-- Task directions --
An exact copy of all the data is required, with pictures left out.

^^^^^^^^^^^^^^^^

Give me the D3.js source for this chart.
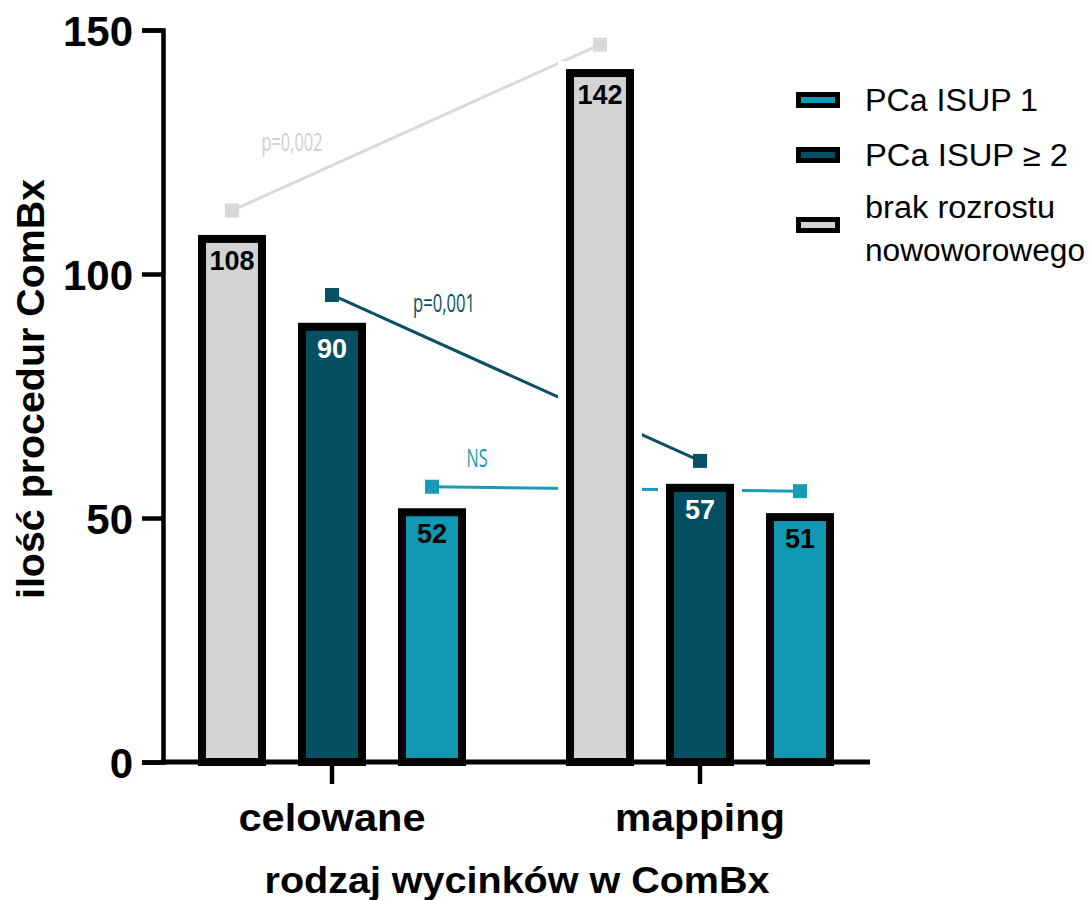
<!DOCTYPE html>
<html>
<head>
<meta charset="utf-8">
<script src="https://cdn.jsdelivr.net/npm/d3@7"></script>
<style>
  body { margin: 0; background: #fff; }
  svg { display: block; }
</style>
</head>
<body>
<svg id="chart" width="1090" height="900"></svg>
<script>
// ---- data ----
const categories = ["celowane", "mapping"];
const seriesKeys = ["brak", "isup2", "isup1"];
const seriesNames = ["brak rozrostu nowoworowego", "PCa ISUP ≥ 2", "PCa ISUP 1"];
const barBrak = [108, 142];
const barIsup2 = [90, 57];
const barIsup1 = [52, 51];
const lineBrak = [113, 147];
const lineIsup2 = [95.7, 61.7];
const lineIsup1 = [56.4, 55.5];
const pLabels = ["p=0,002", "p=0,001", "NS"];
const yTicks = [0, 50, 100, 150];
const legendKeys = ["isup1", "isup2", "brak"];
const legendLines = [["PCa ISUP 1"], ["PCa ISUP ≥ 2"], ["brak rozrostu", "nowoworowego"]];

const barData = { brak: barBrak, isup2: barIsup2, isup1: barIsup1 };
const lineData = { brak: lineBrak, isup2: lineIsup2, isup1: lineIsup1 };
const fills = { brak: "#d3d3d3", isup2: "#054f62", isup1: "#1199b3" };
const lineColors = { brak: "#d9d9d9", isup2: "#0a5064", isup1: "#189cb6" };
const labelColors = { brak: "#000", isup2: "#fff", isup1: "#000" };

const svg = d3.select("#chart");
const axisX = 163, baseY = 762, topY = 30, axisEnd = 870;

const y = d3.scaleLinear().domain([0, 150]).range([baseY, topY]);
const x0 = d3.scaleBand().domain(categories).range([148, 884]).padding(0);
const x1 = d3.scaleBand().domain(seriesKeys).range([-150, 150]).paddingInner(0.32).paddingOuter(0.16);
const cx = (c) => x0(c) + x0.bandwidth() / 2;
const border = 8;

// ---- connecting lines (behind bars) ----
const linesG = svg.append("g");
const lineGen = d3.line().x(d => d.x).y(d => y(d.v));
seriesKeys.forEach(k => {
  const pts = categories.map((c, i) => ({ x: cx(c) + x1(k) + x1.bandwidth() / 2, v: lineData[k][i] }));
  linesG.append("path").attr("d", lineGen(pts)).attr("fill", "none")
    .attr("stroke", lineColors[k]).attr("stroke-width", 3);
  linesG.selectAll(null).data(pts).join("rect")
    .attr("x", d => d.x - 7).attr("y", d => y(d.v) - 7)
    .attr("width", 14).attr("height", 14).attr("fill", lineColors[k]);
});

// p-value labels
const pInfo = [
  { text: pLabels[0], key: "brak", x: 292, v: 127.3, len: 61 },
  { text: pLabels[1], key: "isup2", x: 444, v: 94.3, len: 62 },
  { text: pLabels[2], key: "isup1", x: 477, v: 62.5, len: 21 }
];
svg.append("g").selectAll("text").data(pInfo).join("text")
  .attr("x", d => d.x).attr("y", d => y(d.v))
  .attr("text-anchor", "middle").attr("dominant-baseline", "central")
  .attr("font-family", "'Open Sans', 'Liberation Sans Narrow', sans-serif")
  .attr("font-size", 25)
  .attr("textLength", d => d.len).attr("lengthAdjust", "spacingAndGlyphs")
  .attr("fill", d => d.key === "brak" ? "#cfcfcf" : lineColors[d.key])
  .text(d => d.text);

// ---- bars ----
const bars = [];
categories.forEach((c, i) => seriesKeys.forEach(k => bars.push({ c, k, v: barData[k][i] })));
const barsG = svg.append("g");
// white halos hide lines near bars
barsG.selectAll("rect.halo").data(bars).join("rect").attr("class", "halo")
  .attr("x", d => cx(d.c) + x1(d.k) - 8)
  .attr("y", d => y(d.v) - 8)
  .attr("width", x1.bandwidth() + 16)
  .attr("height", d => baseY - y(d.v) + 8)
  .attr("fill", "#fff");
barsG.selectAll("rect.bar").data(bars).join("rect").attr("class", "bar")
  .attr("x", d => cx(d.c) + x1(d.k) + border / 2)
  .attr("y", d => y(d.v) + border / 2)
  .attr("width", x1.bandwidth() - border)
  .attr("height", d => baseY - y(d.v) - border / 2)
  .attr("fill", d => fills[d.k]).attr("stroke", "#000").attr("stroke-width", border);
barsG.selectAll("text").data(bars).join("text")
  .attr("x", d => cx(d.c) + x1(d.k) + x1.bandwidth() / 2)
  .attr("y", d => y(d.v) + 35)
  .attr("text-anchor", "middle")
  .attr("font-family", "'Liberation Sans', Arial, sans-serif")
  .attr("font-weight", "bold").attr("font-size", 27)
  .attr("fill", d => labelColors[d.k])
  .text(d => d.v);

// ---- axes ----
const yAxis = svg.append("g").attr("transform", `translate(${axisX},0)`)
  .call(d3.axisLeft(y).tickValues(yTicks).tickSize(21).tickPadding(9).tickFormat(d3.format("d")));
yAxis.selectAll("path, line").attr("stroke", "#000").attr("stroke-width", 4.5);
yAxis.selectAll("text").attr("font-family", "'Liberation Sans', Arial, sans-serif")
  .attr("font-weight", "bold").attr("font-size", 42).attr("fill", "#000")
  .attr("dy", "0.36em");

const xAxis = svg.append("g").attr("transform", `translate(0,${baseY})`)
  .call(d3.axisBottom(x0).tickSize(22).tickSizeOuter(0));
xAxis.select(".domain").remove();
xAxis.selectAll("line").attr("stroke", "#000").attr("stroke-width", 4.5);
xAxis.selectAll("text").attr("font-family", "'Liberation Sans', Arial, sans-serif")
  .attr("font-weight", "bold").attr("font-size", 39).attr("fill", "#000")
  .attr("y", 69).attr("dy", 0)
  .attr("textLength", d => d === "celowane" ? 187 : 170).attr("lengthAdjust", "spacingAndGlyphs");
svg.append("line").attr("x1", axisX - 2).attr("x2", axisEnd)
  .attr("y1", baseY).attr("y2", baseY).attr("stroke", "#000").attr("stroke-width", 5);

// axis titles
svg.append("text").attr("x", 517).attr("y", 893).attr("text-anchor", "middle")
  .attr("font-family", "'Liberation Sans', Arial, sans-serif")
  .attr("font-weight", "bold").attr("font-size", 37)
  .attr("textLength", 505).attr("lengthAdjust", "spacingAndGlyphs")
  .text("rodzaj wycinków w ComBx");
svg.append("text").attr("transform", "translate(44,389) rotate(-90)").attr("text-anchor", "middle")
  .attr("font-family", "'Liberation Sans', Arial, sans-serif")
  .attr("font-weight", "bold").attr("font-size", 38)
  .attr("textLength", 420).attr("lengthAdjust", "spacingAndGlyphs")
  .text("ilość procedur ComBx");

// ---- legend ----
const legRowY = [100, 155, 225];
const legTextY = [[100], [155], [207, 250]];
const legTextLen = [[173], [203], [190, 220]];
const leg = svg.append("g");
legendKeys.forEach((k, i) => {
  leg.append("rect").attr("x", 798.5).attr("y", legRowY[i] - 5.5)
    .attr("width", 39).attr("height", 11)
    .attr("fill", fills[k]).attr("stroke", "#000").attr("stroke-width", 5);
  legendLines[i].forEach((t, j) => {
    leg.append("text").attr("x", 865).attr("y", legTextY[i][j])
      .attr("dominant-baseline", "central")
      .attr("font-family", "'Liberation Sans', Arial, sans-serif")
      .attr("font-size", 31).attr("fill", "#000")
      .attr("textLength", legTextLen[i][j]).attr("lengthAdjust", "spacingAndGlyphs")
      .text(t);
  });
});
</script>
</body>
</html>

^^^^^^^^^^^^^^^^

-- Correct answer --
Give me the D3.js source for this chart.
<!DOCTYPE html>
<html>
<head>
<meta charset="utf-8">
<script src="https://cdn.jsdelivr.net/npm/d3@7"></script>
<style>
  body { margin: 0; background: #fff; }
  svg { display: block; }
</style>
</head>
<body>
<svg id="chart" width="1090" height="900"></svg>
<script>
// ---- data ----
const categories = ["celowane", "mapping"];
const seriesKeys = ["brak", "isup2", "isup1"];
const seriesNames = ["brak rozrostu nowoworowego", "PCa ISUP ≥ 2", "PCa ISUP 1"];
const barBrak = [108, 142];
const barIsup2 = [90, 57];
const barIsup1 = [52, 51];
const lineBrak = [113, 147];
const lineIsup2 = [95.7, 61.7];
const lineIsup1 = [56.4, 55.5];
const pLabels = ["p=0,002", "p=0,001", "NS"];
const yTicks = [0, 50, 100, 150];
const legendKeys = ["isup1", "isup2", "brak"];
const legendLines = [["PCa ISUP 1"], ["PCa ISUP ≥ 2"], ["brak rozrostu", "nowoworowego"]];

const barData = { brak: barBrak, isup2: barIsup2, isup1: barIsup1 };
const lineData = { brak: lineBrak, isup2: lineIsup2, isup1: lineIsup1 };
const fills = { brak: "#d3d3d3", isup2: "#054f62", isup1: "#1199b3" };
const lineColors = { brak: "#d9d9d9", isup2: "#0a5064", isup1: "#189cb6" };
const labelColors = { brak: "#000", isup2: "#fff", isup1: "#000" };

const svg = d3.select("#chart");
const axisX = 163, baseY = 762, topY = 30, axisEnd = 870;

const y = d3.scaleLinear().domain([0, 150]).range([baseY, topY]);
const x0 = d3.scaleBand().domain(categories).range([148, 884]).padding(0);
const x1 = d3.scaleBand().domain(seriesKeys).range([-150, 150]).paddingInner(0.32).paddingOuter(0.16);
const cx = (c) => x0(c) + x0.bandwidth() / 2;
const border = 8;

// ---- connecting lines (behind bars) ----
const linesG = svg.append("g");
const lineGen = d3.line().x(d => d.x).y(d => y(d.v));
seriesKeys.forEach(k => {
  const pts = categories.map((c, i) => ({ x: cx(c) + x1(k) + x1.bandwidth() / 2, v: lineData[k][i] }));
  linesG.append("path").attr("d", lineGen(pts)).attr("fill", "none")
    .attr("stroke", lineColors[k]).attr("stroke-width", 3);
  linesG.selectAll(null).data(pts).join("rect")
    .attr("x", d => d.x - 7).attr("y", d => y(d.v) - 7)
    .attr("width", 14).attr("height", 14).attr("fill", lineColors[k]);
});

// p-value labels
const pInfo = [
  { text: pLabels[0], key: "brak", x: 292, v: 127.3, len: 61 },
  { text: pLabels[1], key: "isup2", x: 444, v: 94.3, len: 62 },
  { text: pLabels[2], key: "isup1", x: 477, v: 62.5, len: 21 }
];
svg.append("g").selectAll("text").data(pInfo).join("text")
  .attr("x", d => d.x).attr("y", d => y(d.v))
  .attr("text-anchor", "middle").attr("dominant-baseline", "central")
  .attr("font-family", "'Open Sans', 'Liberation Sans Narrow', sans-serif")
  .attr("font-size", 25)
  .attr("textLength", d => d.len).attr("lengthAdjust", "spacingAndGlyphs")
  .attr("fill", d => d.key === "brak" ? "#cfcfcf" : lineColors[d.key])
  .text(d => d.text);

// ---- bars ----
const bars = [];
categories.forEach((c, i) => seriesKeys.forEach(k => bars.push({ c, k, v: barData[k][i] })));
const barsG = svg.append("g");
// white halos hide lines near bars
barsG.selectAll("rect.halo").data(bars).join("rect").attr("class", "halo")
  .attr("x", d => cx(d.c) + x1(d.k) - 8)
  .attr("y", d => y(d.v) - 8)
  .attr("width", x1.bandwidth() + 16)
  .attr("height", d => baseY - y(d.v) + 8)
  .attr("fill", "#fff");
barsG.selectAll("rect.bar").data(bars).join("rect").attr("class", "bar")
  .attr("x", d => cx(d.c) + x1(d.k) + border / 2)
  .attr("y", d => y(d.v) + border / 2)
  .attr("width", x1.bandwidth() - border)
  .attr("height", d => baseY - y(d.v) - border / 2)
  .attr("fill", d => fills[d.k]).attr("stroke", "#000").attr("stroke-width", border);
barsG.selectAll("text").data(bars).join("text")
  .attr("x", d => cx(d.c) + x1(d.k) + x1.bandwidth() / 2)
  .attr("y", d => y(d.v) + 35)
  .attr("text-anchor", "middle")
  .attr("font-family", "'Liberation Sans', Arial, sans-serif")
  .attr("font-weight", "bold").attr("font-size", 27)
  .attr("fill", d => labelColors[d.k])
  .text(d => d.v);

// ---- axes ----
const yAxis = svg.append("g").attr("transform", `translate(${axisX},0)`)
  .call(d3.axisLeft(y).tickValues(yTicks).tickSize(21).tickPadding(9).tickFormat(d3.format("d")));
yAxis.selectAll("path, line").attr("stroke", "#000").attr("stroke-width", 4.5);
yAxis.selectAll("text").attr("font-family", "'Liberation Sans', Arial, sans-serif")
  .attr("font-weight", "bold").attr("font-size", 42).attr("fill", "#000")
  .attr("dy", "0.36em");

const xAxis = svg.append("g").attr("transform", `translate(0,${baseY})`)
  .call(d3.axisBottom(x0).tickSize(22).tickSizeOuter(0));
xAxis.select(".domain").remove();
xAxis.selectAll("line").attr("stroke", "#000").attr("stroke-width", 4.5);
xAxis.selectAll("text").attr("font-family", "'Liberation Sans', Arial, sans-serif")
  .attr("font-weight", "bold").attr("font-size", 39).attr("fill", "#000")
  .attr("y", 69).attr("dy", 0)
  .attr("textLength", d => d === "celowane" ? 187 : 170).attr("lengthAdjust", "spacingAndGlyphs");
svg.append("line").attr("x1", axisX - 2).attr("x2", axisEnd)
  .attr("y1", baseY).attr("y2", baseY).attr("stroke", "#000").attr("stroke-width", 5);

// axis titles
svg.append("text").attr("x", 517).attr("y", 893).attr("text-anchor", "middle")
  .attr("font-family", "'Liberation Sans', Arial, sans-serif")
  .attr("font-weight", "bold").attr("font-size", 37)
  .attr("textLength", 505).attr("lengthAdjust", "spacingAndGlyphs")
  .text("rodzaj wycinków w ComBx");
svg.append("text").attr("transform", "translate(44,389) rotate(-90)").attr("text-anchor", "middle")
  .attr("font-family", "'Liberation Sans', Arial, sans-serif")
  .attr("font-weight", "bold").attr("font-size", 38)
  .attr("textLength", 420).attr("lengthAdjust", "spacingAndGlyphs")
  .text("ilość procedur ComBx");

// ---- legend ----
const legRowY = [100, 155, 225];
const legTextY = [[100], [155], [207, 250]];
const legTextLen = [[173], [203], [190, 220]];
const leg = svg.append("g");
legendKeys.forEach((k, i) => {
  leg.append("rect").attr("x", 798.5).attr("y", legRowY[i] - 5.5)
    .attr("width", 39).attr("height", 11)
    .attr("fill", fills[k]).attr("stroke", "#000").attr("stroke-width", 5);
  legendLines[i].forEach((t, j) => {
    leg.append("text").attr("x", 865).attr("y", legTextY[i][j])
      .attr("dominant-baseline", "central")
      .attr("font-family", "'Liberation Sans', Arial, sans-serif")
      .attr("font-size", 31).attr("fill", "#000")
      .attr("textLength", legTextLen[i][j]).attr("lengthAdjust", "spacingAndGlyphs")
      .text(t);
  });
});
</script>
</body>
</html>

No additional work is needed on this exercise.